Introduzione
di Eugenio Finardi
La bellezza può essere miraggio e ribellione. A volte si presenta con le forme della delicatezza, della dolcezza e del bisogno di essere riconosciuti. L’esistente non è sempre meraviglioso.
Crisi di coscienza e tensioni interiori aprono la strada alla ricerca del sublime o della perdizione definitiva.
Il bello rimanda all’immagine dell’allegria e della leggerezza, è l’assunto di Immanuel Kant nel suo piccolo trattato sul Bello e sul Sublime; ma il Sublime è spaventoso e tetro. Il terrificante è altezza ed elevazione, dove l’anima si consola e si placa nello smarrimento, nella verità di un assoluto che non ammette più il ritorno ad un infimo stato di quiete, ad una condizione di tranquillità che non è accettabile.
La poesia non media: non mediano i poeti. Assoluta e eccessiva è l’esperienza di chi intraprende il cammino della bellezza; specie quando tutt’intorno e mediocrità, tremore e paura di essere pienamente. Eroico è chi abbraccia la morte come giusta causa di salvezza, di libertà e di scandalo. Scandalo ed eroismo sono stati i motivi ricorrenti dei componimenti dei lirici greci, da Saffo ad Archiloco, a Teognide che hanno saputo rappresentare meglio di tutti le virtù dell’uomo e i suoi vizi senza indulgere verso idealizzazioni o rappresentazioni indecenti.
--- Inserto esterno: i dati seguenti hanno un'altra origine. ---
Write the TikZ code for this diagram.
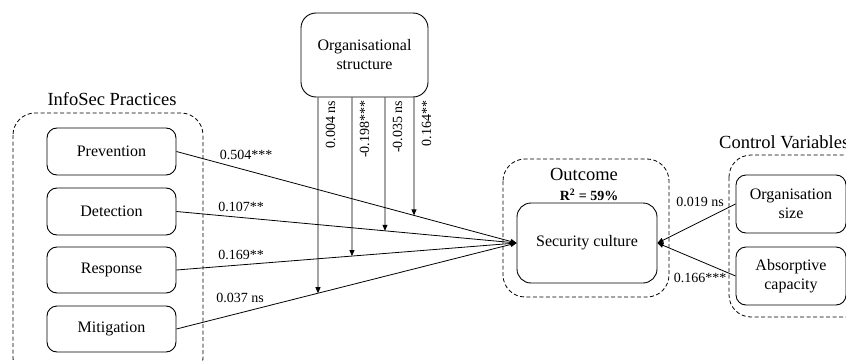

Ma eroica è anche la rinuncia quando non è viltà. Eroico è il perdono: “Il faut, voyez-vous, nous pardonner le choses”, è un verso di Verlaine che mi ha sempre impressionato per la forza emotiva che trasmette: “Bisogna, vedete, perdonarci le cose” potrebbe essere un’ipotesi di traduzione: dove per cose si intendono “gli errori”.
Bisogna perdonarsi le cose ma anche denunciarle, anche ricordarle per la loro gravità, per il male che hanno recato gratuitamente ad un’umanità inerme e spaventata da tanta folle aggressione.
- “NON DIMENTICATE!”/ Non chiedetevi dov’è Dio e perché permetta questo, / Chiedetevi piuttosto: dov’è finito l’uomo? – è quanto scrive uno dei poeti di questa raccolta antologica, ricordando il dramma della deportazione nazista nei campi di concentramento. Si possono riconoscere echi di sofferenza già celebrati da Ungaretti e, in maniera più tragica, da Primo Levi. Echi, solamente, soffi di umanità; poiché sono certo che le parole di questo poeta sono vere, dettate probabilmente dal dolore che tiene chiuso da tanto tempo in seno, per un suo intimo segreto: dove rabbia e vergogna si accendono e si confondono inspiegabilmente. Ma adesso che il suo grido ha trovato una via di uscita, ritengo che possa riscattare tanti altri che nascondono in seno quel suo stesso dolore.
La poesia non ha bisogno di definizioni o di classificazioni. “El sueno della razon produce monstruos”, scriveva Goya nel suo famoso dipinto. E’ un monito, un invito a non dimenticarsi di essere vivi. Ma vivi si è per gli altri: vivere solo per se stessi è come essere morti per il resto dell’umanità. La parola assume valore profondo e alto quando è emessa perché raggiunga un altro animo, vicino o lontano dal mio, perché tra me e un altro ci sia un legame profondo, sincero. Dedicare un’antologia ad una nuova generazione di poeti è una necessità per chi non può rinunciare alla bellezza di un legame con chi si fa portatore di rinnovate e valenti visioni. La parola scelta vale più di ogni proclama pubblicitario lanciato solo per impressionare gli animi più corruttibili. La poesia si fa artefice di verità se c’è chi di questa verità ha perennemente bisogno.